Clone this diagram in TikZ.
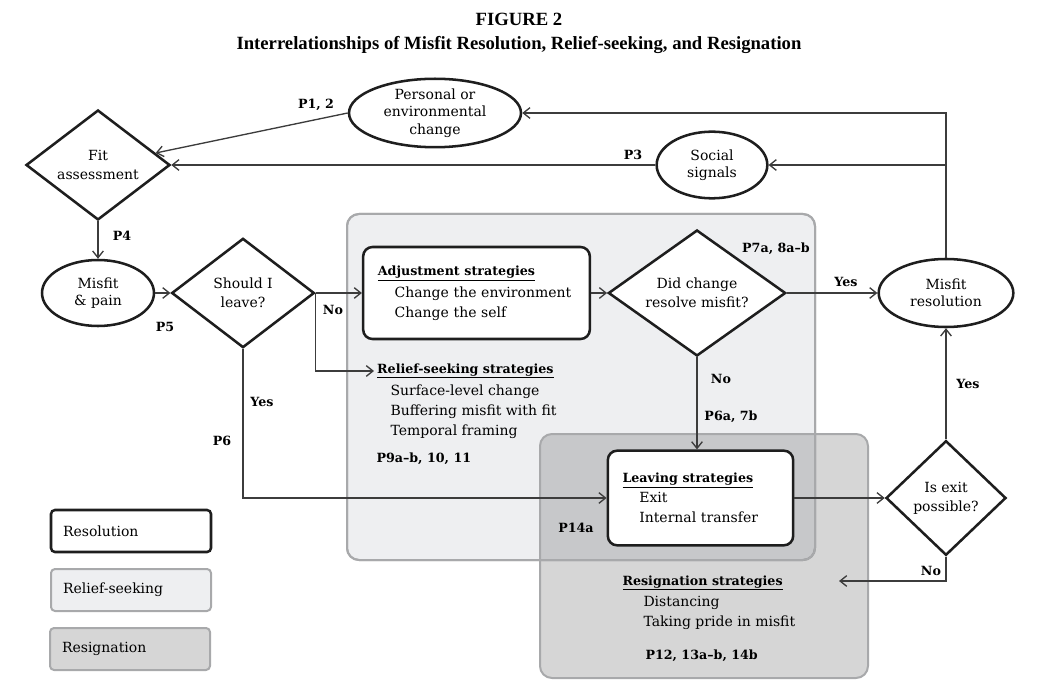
\documentclass[tikz,border=0pt]{standalone}
\usepackage{fontspec}
\setmainfont{DejaVu Serif}
\newfontfamily\titlefont{Liberation Serif}
\usetikzlibrary{shapes.geometric,arrows.meta}

\definecolor{edgeblack}{RGB}{30,30,30}
\definecolor{linegray}{RGB}{60,60,60}
\definecolor{reliefgray}{RGB}{238,239,241}
\definecolor{framegray}{RGB}{168,169,171}

\newcommand{\strathead}[1]{{\fontsize{9.5}{15}\selectfont\bfseries\underline{#1}}}

\tikzset{every picture/.style={line width=0.75pt}}
\tikzset{
  body/.style={font=\fontsize{10.5}{14}\selectfont},
  decision/.style={diamond, draw=edgeblack, line width=1.9pt, fill=white, inner sep=0pt, align=center, body},
  state/.style={ellipse, draw=edgeblack, line width=1.9pt, fill=white, inner sep=0pt, align=center, font=\fontsize{10.5}{13}\selectfont},
  stratbox/.style={rectangle, rounded corners=7pt, draw=edgeblack, line width=1.9pt, fill=white, inner xsep=11pt, align=left, font=\fontsize{10.5}{15}\selectfont},
  striplist/.style={align=left, inner sep=0pt, font=\fontsize{10.5}{15}\selectfont},
  conn/.style={draw=linegray, line width=1pt, -{Straight Barb[length=5pt,width=8pt]}},
  plabel/.style={font=\fontsize{9.5}{11}\selectfont\bfseries, inner sep=0pt},
  keybox/.style={rectangle, rounded corners=3pt, line width=1.5pt, minimum height=31.5pt, inner xsep=9pt, text width=102pt, align=left, body}
}

\begin{document}
\begin{tikzpicture}[x=0.75pt,y=0.75pt,yscale=-1,xscale=1]
\useasboundingbox (0,0) rectangle (1038,691);
% Title
\node[font=\titlefont\bfseries\fontsize{14}{16}\selectfont] (figno) at (519,19) {FIGURE 2};
\node[font=\titlefont\bfseries\fontsize{14}{16}\selectfont] (figtitle) at (519,45) {Interrelationships of Misfit Resolution, Relief-seeking, and Resignation};
% Shaded regions
\draw[draw=framegray, line width=1.5pt, fill=reliefgray, rounded corners=9pt] (347,214) rectangle (815,560);
\draw[draw=framegray, line width=1.5pt, fill=black, fill opacity=0.16, rounded corners=9pt] (540,434) rectangle (868,678);
\draw[draw=framegray, line width=1.5pt, rounded corners=9pt] (347,214) rectangle (815,560);
% Main nodes
\node[decision, shape aspect=1.3, minimum width=108pt, minimum height=82.5pt] (fit) at (98,165) {Fit\\assessment};
\node[state, minimum width=129pt, minimum height=49.5pt] (change) at (435,113) {Personal or\\environmental\\change};
\node[state, minimum width=83pt, minimum height=50pt] (social) at (712,165) {Social\\signals};
\node[state, minimum width=84pt, minimum height=49.5pt] (misfit) at (98,293) {Misfit\\\& pain};
\node[decision, shape aspect=1.3, minimum width=107pt, minimum height=82pt] (leave) at (243,293) {Should I\\leave?};
\node[stratbox, text width=148pt, minimum height=69pt] (adjust) at (476.5,293) {\strathead{Adjustment strategies}\\[1.5pt]\hspace*{1.2em}Change the environment\\\hspace*{1.2em}Change the self};
\node[decision, shape aspect=1.4, minimum width=133pt, minimum height=94.5pt] (resolved) at (697,293) {Did change\\resolve misfit?};
\node[state, minimum width=101pt, minimum height=51pt] (resolution) at (946,293) {Misfit\\resolution};
\node[stratbox, text width=117pt, minimum height=71pt] (leaving) at (700.5,498) {\strathead{Leaving strategies}\\\hspace*{1.2em}Exit\\\hspace*{1.2em}Internal transfer};
\node[decision, shape aspect=1.05, minimum width=90pt, minimum height=86pt] (exitq) at (946,498) {Is exit\\possible?};
% Strategy texts
\node[inner sep=2pt, anchor=west] (reliefhd) at (374,371) {\strathead{Relief-seeking strategies}};
\node[striplist, anchor=north west] (relieflist) at (390,384) {Surface-level change\\Buffering misfit with fit\\Temporal framing};
\node[plabel, anchor=west] (reliefp) at (376,459) {P9a--b, 10, 11};
\node[inner sep=0pt, anchor=west] (resignhd) at (622,583) {\strathead{Resignation strategies}};
\node[striplist, anchor=north west] (resignlist) at (643,596) {Distancing\\Taking pride in misfit};
\node[plabel, anchor=west] (resignp) at (645,656) {P12, 13a--b, 14b};
\coordinate (resignin) at (839,581);
% Connectors
\draw[conn] (change.west) -- (fit);
\draw[conn] (social.west) -- (fit.east);
\draw[conn] (fit.south) -- (misfit.north);
\draw[conn] (misfit.east) -- (leave.west);
\draw[conn] (leave.east) -- (adjust.west);
\draw[conn] (leave.east) |- (reliefhd.west);
\draw[conn] (leave.south) |- (leaving.west);
\draw[conn] (adjust.east) -- (resolved.west);
\draw[conn] (resolved.east) -- (resolution.west);
\draw[conn] (resolved.south) -- (resolved.south |- leaving.north);
\draw[conn] (leaving.east) -- (exitq.west);
\draw[conn] (exitq.north) -- (resolution.south);
\draw[conn] (exitq.south) |- (resignin);
\draw[conn] (resolution.north) |- (change.east);
\draw[conn] (resolution.north |- social.east) -- (social.east);
% Labels
\node[plabel] (lp12) at (316,105) {P1, 2};
\node[plabel] (lp3) at (633,155) {P3};
\node[plabel] (lp4) at (122,236) {P4};
\node[plabel] (lp5) at (165,327) {P5};
\node[plabel] (lno1) at (333,310) {No};
\node[plabel] (lyes1) at (262,402) {Yes};
\node[plabel] (lp6) at (222,441) {P6};
\node[plabel] (lp7) at (776,249) {P7a, 8a--b};
\node[plabel] (lyes2) at (846,282) {Yes};
\node[plabel] (lno2) at (721,379) {No};
\node[plabel] (lp6a) at (731,417) {P6a, 7b};
\node[plabel] (lp14) at (576,528) {P14a};
\node[plabel] (lyes3) at (968,384) {Yes};
\node[plabel] (lno3) at (931,571) {No};
% Legend
\node[keybox, draw=edgeblack, line width=1.9pt, fill=white] (keyres) at (131,531) {Resolution};
\node[keybox, draw=framegray, fill=reliefgray] (keyrelief) at (131,590) {Relief-seeking};
\node[keybox, draw=framegray, fill=black!16] (keyresign) at (130,649) {Resignation};
\end{tikzpicture}
\end{document}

* Work required
Images should not appear in the copy; retype the listing above exactly.

* Solved problem
Clone this diagram in TikZ.
\documentclass[tikz,border=0pt]{standalone}
\usepackage{fontspec}
\setmainfont{DejaVu Serif}
\newfontfamily\titlefont{Liberation Serif}
\usetikzlibrary{shapes.geometric,arrows.meta}

\definecolor{edgeblack}{RGB}{30,30,30}
\definecolor{linegray}{RGB}{60,60,60}
\definecolor{reliefgray}{RGB}{238,239,241}
\definecolor{framegray}{RGB}{168,169,171}

\newcommand{\strathead}[1]{{\fontsize{9.5}{15}\selectfont\bfseries\underline{#1}}}

\tikzset{every picture/.style={line width=0.75pt}}
\tikzset{
  body/.style={font=\fontsize{10.5}{14}\selectfont},
  decision/.style={diamond, draw=edgeblack, line width=1.9pt, fill=white, inner sep=0pt, align=center, body},
  state/.style={ellipse, draw=edgeblack, line width=1.9pt, fill=white, inner sep=0pt, align=center, font=\fontsize{10.5}{13}\selectfont},
  stratbox/.style={rectangle, rounded corners=7pt, draw=edgeblack, line width=1.9pt, fill=white, inner xsep=11pt, align=left, font=\fontsize{10.5}{15}\selectfont},
  striplist/.style={align=left, inner sep=0pt, font=\fontsize{10.5}{15}\selectfont},
  conn/.style={draw=linegray, line width=1pt, -{Straight Barb[length=5pt,width=8pt]}},
  plabel/.style={font=\fontsize{9.5}{11}\selectfont\bfseries, inner sep=0pt},
  keybox/.style={rectangle, rounded corners=3pt, line width=1.5pt, minimum height=31.5pt, inner xsep=9pt, text width=102pt, align=left, body}
}

\begin{document}
\begin{tikzpicture}[x=0.75pt,y=0.75pt,yscale=-1,xscale=1]
\useasboundingbox (0,0) rectangle (1038,691);
% Title
\node[font=\titlefont\bfseries\fontsize{14}{16}\selectfont] (figno) at (519,19) {FIGURE 2};
\node[font=\titlefont\bfseries\fontsize{14}{16}\selectfont] (figtitle) at (519,45) {Interrelationships of Misfit Resolution, Relief-seeking, and Resignation};
% Shaded regions
\draw[draw=framegray, line width=1.5pt, fill=reliefgray, rounded corners=9pt] (347,214) rectangle (815,560);
\draw[draw=framegray, line width=1.5pt, fill=black, fill opacity=0.16, rounded corners=9pt] (540,434) rectangle (868,678);
\draw[draw=framegray, line width=1.5pt, rounded corners=9pt] (347,214) rectangle (815,560);
% Main nodes
\node[decision, shape aspect=1.3, minimum width=108pt, minimum height=82.5pt] (fit) at (98,165) {Fit\\assessment};
\node[state, minimum width=129pt, minimum height=49.5pt] (change) at (435,113) {Personal or\\environmental\\change};
\node[state, minimum width=83pt, minimum height=50pt] (social) at (712,165) {Social\\signals};
\node[state, minimum width=84pt, minimum height=49.5pt] (misfit) at (98,293) {Misfit\\\& pain};
\node[decision, shape aspect=1.3, minimum width=107pt, minimum height=82pt] (leave) at (243,293) {Should I\\leave?};
\node[stratbox, text width=148pt, minimum height=69pt] (adjust) at (476.5,293) {\strathead{Adjustment strategies}\\[1.5pt]\hspace*{1.2em}Change the environment\\\hspace*{1.2em}Change the self};
\node[decision, shape aspect=1.4, minimum width=133pt, minimum height=94.5pt] (resolved) at (697,293) {Did change\\resolve misfit?};
\node[state, minimum width=101pt, minimum height=51pt] (resolution) at (946,293) {Misfit\\resolution};
\node[stratbox, text width=117pt, minimum height=71pt] (leaving) at (700.5,498) {\strathead{Leaving strategies}\\\hspace*{1.2em}Exit\\\hspace*{1.2em}Internal transfer};
\node[decision, shape aspect=1.05, minimum width=90pt, minimum height=86pt] (exitq) at (946,498) {Is exit\\possible?};
% Strategy texts
\node[inner sep=2pt, anchor=west] (reliefhd) at (374,371) {\strathead{Relief-seeking strategies}};
\node[striplist, anchor=north west] (relieflist) at (390,384) {Surface-level change\\Buffering misfit with fit\\Temporal framing};
\node[plabel, anchor=west] (reliefp) at (376,459) {P9a--b, 10, 11};
\node[inner sep=0pt, anchor=west] (resignhd) at (622,583) {\strathead{Resignation strategies}};
\node[striplist, anchor=north west] (resignlist) at (643,596) {Distancing\\Taking pride in misfit};
\node[plabel, anchor=west] (resignp) at (645,656) {P12, 13a--b, 14b};
\coordinate (resignin) at (839,581);
% Connectors
\draw[conn] (change.west) -- (fit);
\draw[conn] (social.west) -- (fit.east);
\draw[conn] (fit.south) -- (misfit.north);
\draw[conn] (misfit.east) -- (leave.west);
\draw[conn] (leave.east) -- (adjust.west);
\draw[conn] (leave.east) |- (reliefhd.west);
\draw[conn] (leave.south) |- (leaving.west);
\draw[conn] (adjust.east) -- (resolved.west);
\draw[conn] (resolved.east) -- (resolution.west);
\draw[conn] (resolved.south) -- (resolved.south |- leaving.north);
\draw[conn] (leaving.east) -- (exitq.west);
\draw[conn] (exitq.north) -- (resolution.south);
\draw[conn] (exitq.south) |- (resignin);
\draw[conn] (resolution.north) |- (change.east);
\draw[conn] (resolution.north |- social.east) -- (social.east);
% Labels
\node[plabel] (lp12) at (316,105) {P1, 2};
\node[plabel] (lp3) at (633,155) {P3};
\node[plabel] (lp4) at (122,236) {P4};
\node[plabel] (lp5) at (165,327) {P5};
\node[plabel] (lno1) at (333,310) {No};
\node[plabel] (lyes1) at (262,402) {Yes};
\node[plabel] (lp6) at (222,441) {P6};
\node[plabel] (lp7) at (776,249) {P7a, 8a--b};
\node[plabel] (lyes2) at (846,282) {Yes};
\node[plabel] (lno2) at (721,379) {No};
\node[plabel] (lp6a) at (731,417) {P6a, 7b};
\node[plabel] (lp14) at (576,528) {P14a};
\node[plabel] (lyes3) at (968,384) {Yes};
\node[plabel] (lno3) at (931,571) {No};
% Legend
\node[keybox, draw=edgeblack, line width=1.9pt, fill=white] (keyres) at (131,531) {Resolution};
\node[keybox, draw=framegray, fill=reliefgray] (keyrelief) at (131,590) {Relief-seeking};
\node[keybox, draw=framegray, fill=black!16] (keyresign) at (130,649) {Resignation};
\end{tikzpicture}
\end{document}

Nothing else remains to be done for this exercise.